ISSOtm commented 3 years ago

It seems really specific: if you already know the tilemap, in which cases would you need to change the input image? If you don't change the image, there's no point in using RGBGFX, is there?

Rangi42 commented 3 years ago

Here are a couple examples:

You're right that it's a niche use case though. Plus neither of those goes with one single tilemap that could conveniently be used as rsgbgfx input. And there are other cases where it's convenient for us to store tiles in multiple PNGs, some of which need --preserve, and the Makefile combines them into one 2bpp for tilemapping purposes. So even with such an option, we'd probably keep gfx.c for postprocessing.

ISSOtm commented 3 years ago

Yeah, these look like use cases for matching disassemblies, which I'm not sure I want rsgbgfx to target. I'll try to keep those in mind, and incorporate them directly if they don't require too much effort; otherwise, we'll discuss their inclusion at a later stage.

ISSOtm commented 6 months ago

Would it be interesting to allow taking tiles as input, and only using those? I think this might be useful if a tileset has already been generated, and one wants to ensure that the generated tilemap matches that tileset. (E.g. if several maps share a given tileset, you'd want tile IDs to match the tileset's, not the image's own.)

I've tried designing this feature, and it seems very difficult at least if a palette spec is not given; otherwise, rgbgfx might decide on a different palette set (e.g. sorting the colours differently) and then the tiles won't be matched.

So I think a first implementation should be fine if it required -c to also be passed?

Additionally, I think there should be a "strict" mode where only the predefined tiles are allowed, and a "seed" mode where more tiles are allowed to be generated. Both seem like they should have use cases.

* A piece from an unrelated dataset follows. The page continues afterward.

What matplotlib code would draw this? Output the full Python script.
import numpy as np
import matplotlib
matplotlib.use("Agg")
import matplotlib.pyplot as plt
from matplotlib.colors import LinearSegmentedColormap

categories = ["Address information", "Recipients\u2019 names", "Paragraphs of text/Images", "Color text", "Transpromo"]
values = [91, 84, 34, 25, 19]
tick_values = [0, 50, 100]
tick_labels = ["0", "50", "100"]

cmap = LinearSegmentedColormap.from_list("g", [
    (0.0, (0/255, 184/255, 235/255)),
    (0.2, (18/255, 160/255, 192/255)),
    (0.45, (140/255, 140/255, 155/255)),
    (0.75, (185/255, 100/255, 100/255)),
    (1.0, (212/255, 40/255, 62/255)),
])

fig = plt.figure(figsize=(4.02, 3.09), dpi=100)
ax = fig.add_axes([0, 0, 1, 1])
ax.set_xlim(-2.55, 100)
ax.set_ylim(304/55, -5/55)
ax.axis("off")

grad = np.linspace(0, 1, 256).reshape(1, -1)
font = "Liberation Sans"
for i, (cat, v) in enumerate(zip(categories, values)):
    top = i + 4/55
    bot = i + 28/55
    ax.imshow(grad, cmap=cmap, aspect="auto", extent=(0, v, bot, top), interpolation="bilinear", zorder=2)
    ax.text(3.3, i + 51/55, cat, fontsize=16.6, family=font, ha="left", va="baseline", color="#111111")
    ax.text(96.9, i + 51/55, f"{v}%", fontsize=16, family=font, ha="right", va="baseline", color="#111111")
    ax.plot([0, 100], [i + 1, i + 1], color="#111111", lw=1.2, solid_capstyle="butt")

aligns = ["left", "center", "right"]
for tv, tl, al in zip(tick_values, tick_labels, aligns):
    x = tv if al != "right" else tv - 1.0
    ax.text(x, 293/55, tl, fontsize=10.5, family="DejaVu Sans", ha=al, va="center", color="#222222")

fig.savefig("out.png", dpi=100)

ISSOtm commented 6 months ago

I guess that depends on whether the "seed tileset" is provided as a PNG (has inherent colours, but may require its own set of processing flags), or as tile data (no colours, but easier to manipulate)... I'm leaning more towards the latter, personally.

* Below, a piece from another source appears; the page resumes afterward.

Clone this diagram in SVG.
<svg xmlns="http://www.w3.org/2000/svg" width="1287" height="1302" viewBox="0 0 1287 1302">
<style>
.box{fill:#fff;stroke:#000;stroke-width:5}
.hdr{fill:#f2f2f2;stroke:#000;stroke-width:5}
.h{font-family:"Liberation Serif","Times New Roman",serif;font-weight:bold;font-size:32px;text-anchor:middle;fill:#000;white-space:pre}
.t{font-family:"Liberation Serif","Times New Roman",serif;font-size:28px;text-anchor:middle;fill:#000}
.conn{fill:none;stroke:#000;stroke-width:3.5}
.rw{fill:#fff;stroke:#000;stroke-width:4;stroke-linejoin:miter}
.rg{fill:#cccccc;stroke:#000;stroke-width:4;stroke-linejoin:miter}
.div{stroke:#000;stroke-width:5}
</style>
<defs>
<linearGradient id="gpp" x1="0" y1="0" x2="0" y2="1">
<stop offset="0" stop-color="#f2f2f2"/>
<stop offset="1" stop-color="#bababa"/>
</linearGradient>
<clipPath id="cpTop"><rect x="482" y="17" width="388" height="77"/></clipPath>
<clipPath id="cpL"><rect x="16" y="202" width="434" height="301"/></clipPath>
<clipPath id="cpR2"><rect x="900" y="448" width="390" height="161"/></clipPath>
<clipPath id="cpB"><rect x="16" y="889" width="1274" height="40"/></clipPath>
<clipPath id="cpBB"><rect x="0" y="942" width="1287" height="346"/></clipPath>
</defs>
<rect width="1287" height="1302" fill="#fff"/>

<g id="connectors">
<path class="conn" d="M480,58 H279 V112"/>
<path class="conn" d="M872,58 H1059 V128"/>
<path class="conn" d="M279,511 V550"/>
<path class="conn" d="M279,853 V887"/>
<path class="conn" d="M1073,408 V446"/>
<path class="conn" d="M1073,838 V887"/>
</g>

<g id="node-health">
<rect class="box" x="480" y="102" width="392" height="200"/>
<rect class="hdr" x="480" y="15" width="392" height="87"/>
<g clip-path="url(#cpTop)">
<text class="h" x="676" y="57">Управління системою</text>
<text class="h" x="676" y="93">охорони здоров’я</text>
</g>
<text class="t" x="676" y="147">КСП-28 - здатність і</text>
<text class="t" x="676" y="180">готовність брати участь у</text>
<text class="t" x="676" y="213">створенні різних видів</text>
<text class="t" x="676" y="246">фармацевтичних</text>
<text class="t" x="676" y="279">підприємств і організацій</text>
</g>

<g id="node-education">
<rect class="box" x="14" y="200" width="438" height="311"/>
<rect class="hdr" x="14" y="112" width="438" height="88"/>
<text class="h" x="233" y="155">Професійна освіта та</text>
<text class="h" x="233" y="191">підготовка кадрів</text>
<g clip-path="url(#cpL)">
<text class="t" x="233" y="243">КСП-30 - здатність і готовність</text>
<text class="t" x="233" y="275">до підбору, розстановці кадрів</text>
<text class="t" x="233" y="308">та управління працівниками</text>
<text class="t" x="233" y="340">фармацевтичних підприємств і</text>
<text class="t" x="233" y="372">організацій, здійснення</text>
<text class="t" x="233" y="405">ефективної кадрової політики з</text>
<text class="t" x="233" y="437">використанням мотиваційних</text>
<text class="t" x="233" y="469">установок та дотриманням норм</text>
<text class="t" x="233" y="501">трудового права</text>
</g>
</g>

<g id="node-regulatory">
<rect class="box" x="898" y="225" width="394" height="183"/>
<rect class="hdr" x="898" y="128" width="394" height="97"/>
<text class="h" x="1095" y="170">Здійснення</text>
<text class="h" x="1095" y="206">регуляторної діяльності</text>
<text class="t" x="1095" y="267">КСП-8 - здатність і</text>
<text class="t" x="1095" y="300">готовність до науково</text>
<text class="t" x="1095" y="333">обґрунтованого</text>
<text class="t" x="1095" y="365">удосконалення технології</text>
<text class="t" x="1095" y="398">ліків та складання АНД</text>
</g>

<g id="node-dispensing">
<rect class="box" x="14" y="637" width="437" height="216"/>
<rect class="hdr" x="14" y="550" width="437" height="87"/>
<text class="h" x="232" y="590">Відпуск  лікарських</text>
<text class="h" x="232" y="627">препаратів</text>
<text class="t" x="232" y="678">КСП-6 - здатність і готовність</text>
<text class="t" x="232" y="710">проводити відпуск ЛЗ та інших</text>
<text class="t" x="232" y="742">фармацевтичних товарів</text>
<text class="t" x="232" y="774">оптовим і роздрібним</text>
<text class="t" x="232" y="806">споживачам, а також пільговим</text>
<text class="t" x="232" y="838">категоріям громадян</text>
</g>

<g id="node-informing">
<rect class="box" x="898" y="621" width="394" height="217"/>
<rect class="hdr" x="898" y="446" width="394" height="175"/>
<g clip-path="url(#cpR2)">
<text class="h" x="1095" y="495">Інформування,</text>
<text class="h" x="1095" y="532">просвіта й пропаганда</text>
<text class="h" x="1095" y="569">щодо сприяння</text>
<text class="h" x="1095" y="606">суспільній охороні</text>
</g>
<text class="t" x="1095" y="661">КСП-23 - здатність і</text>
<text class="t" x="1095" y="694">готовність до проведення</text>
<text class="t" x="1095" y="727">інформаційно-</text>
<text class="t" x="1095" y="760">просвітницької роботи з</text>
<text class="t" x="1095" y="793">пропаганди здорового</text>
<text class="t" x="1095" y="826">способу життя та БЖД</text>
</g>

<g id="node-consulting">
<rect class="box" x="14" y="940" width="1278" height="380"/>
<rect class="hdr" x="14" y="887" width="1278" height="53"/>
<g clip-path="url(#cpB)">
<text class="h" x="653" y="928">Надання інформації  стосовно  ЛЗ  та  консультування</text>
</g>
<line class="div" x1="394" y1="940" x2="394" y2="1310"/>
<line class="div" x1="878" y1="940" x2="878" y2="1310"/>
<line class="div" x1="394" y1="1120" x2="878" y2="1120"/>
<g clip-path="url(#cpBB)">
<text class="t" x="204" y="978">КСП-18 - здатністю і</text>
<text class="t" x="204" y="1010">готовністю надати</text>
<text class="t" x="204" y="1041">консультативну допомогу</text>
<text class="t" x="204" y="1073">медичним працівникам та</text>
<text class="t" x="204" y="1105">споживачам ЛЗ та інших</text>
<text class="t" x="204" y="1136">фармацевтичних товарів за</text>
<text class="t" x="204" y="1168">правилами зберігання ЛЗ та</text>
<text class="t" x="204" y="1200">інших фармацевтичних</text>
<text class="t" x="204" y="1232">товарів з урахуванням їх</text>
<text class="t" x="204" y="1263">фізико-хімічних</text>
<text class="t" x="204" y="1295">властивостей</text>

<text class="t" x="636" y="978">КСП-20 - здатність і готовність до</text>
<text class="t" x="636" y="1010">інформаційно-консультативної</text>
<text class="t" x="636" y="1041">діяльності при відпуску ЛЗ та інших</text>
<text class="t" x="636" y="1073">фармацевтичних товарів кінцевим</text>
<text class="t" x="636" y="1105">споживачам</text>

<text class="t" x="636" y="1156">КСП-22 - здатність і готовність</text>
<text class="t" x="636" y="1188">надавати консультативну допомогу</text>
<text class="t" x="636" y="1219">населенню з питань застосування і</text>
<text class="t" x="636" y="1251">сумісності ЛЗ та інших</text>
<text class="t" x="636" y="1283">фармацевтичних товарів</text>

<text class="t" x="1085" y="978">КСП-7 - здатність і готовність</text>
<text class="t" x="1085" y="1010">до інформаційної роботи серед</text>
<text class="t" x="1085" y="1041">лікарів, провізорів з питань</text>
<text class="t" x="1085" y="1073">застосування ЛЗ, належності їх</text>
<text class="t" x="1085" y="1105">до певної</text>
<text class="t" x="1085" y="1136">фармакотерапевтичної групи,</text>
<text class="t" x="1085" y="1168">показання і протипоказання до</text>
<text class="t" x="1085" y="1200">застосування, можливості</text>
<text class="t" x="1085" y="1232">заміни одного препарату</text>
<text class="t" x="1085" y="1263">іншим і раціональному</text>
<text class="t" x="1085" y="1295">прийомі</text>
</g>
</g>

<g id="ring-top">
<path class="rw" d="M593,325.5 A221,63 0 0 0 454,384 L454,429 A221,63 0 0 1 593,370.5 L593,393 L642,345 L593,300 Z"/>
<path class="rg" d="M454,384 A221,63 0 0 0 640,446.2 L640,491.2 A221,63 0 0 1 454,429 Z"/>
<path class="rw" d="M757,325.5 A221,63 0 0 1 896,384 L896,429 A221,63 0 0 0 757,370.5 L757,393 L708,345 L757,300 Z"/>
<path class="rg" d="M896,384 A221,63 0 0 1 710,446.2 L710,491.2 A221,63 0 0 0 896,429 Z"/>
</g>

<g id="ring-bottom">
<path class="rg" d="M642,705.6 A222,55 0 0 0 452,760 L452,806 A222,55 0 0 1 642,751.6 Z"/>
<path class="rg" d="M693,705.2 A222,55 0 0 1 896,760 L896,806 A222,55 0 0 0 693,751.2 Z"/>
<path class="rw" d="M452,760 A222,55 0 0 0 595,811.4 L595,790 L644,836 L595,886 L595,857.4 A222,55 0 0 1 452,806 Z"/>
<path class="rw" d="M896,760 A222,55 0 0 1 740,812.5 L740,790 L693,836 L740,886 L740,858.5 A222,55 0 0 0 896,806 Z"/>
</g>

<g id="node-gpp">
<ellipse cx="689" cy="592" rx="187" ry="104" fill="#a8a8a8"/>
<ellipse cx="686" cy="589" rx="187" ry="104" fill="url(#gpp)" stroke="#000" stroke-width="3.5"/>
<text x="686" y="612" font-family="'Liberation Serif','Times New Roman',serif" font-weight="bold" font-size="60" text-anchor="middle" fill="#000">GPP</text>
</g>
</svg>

Rangi42 commented 1 month ago

Plan: -X can only mirror horizontally, -Y vertically (-m still mirrors both).

Rangi42 commented 3 weeks ago

All we need to resolve this issue is -B/--background <color>.

Rangi42 commented 2 weeks ago

Some of these points have been done, some have their own individual issues, and some (e.g. a list of tile indexes to preserve) will not be implemented.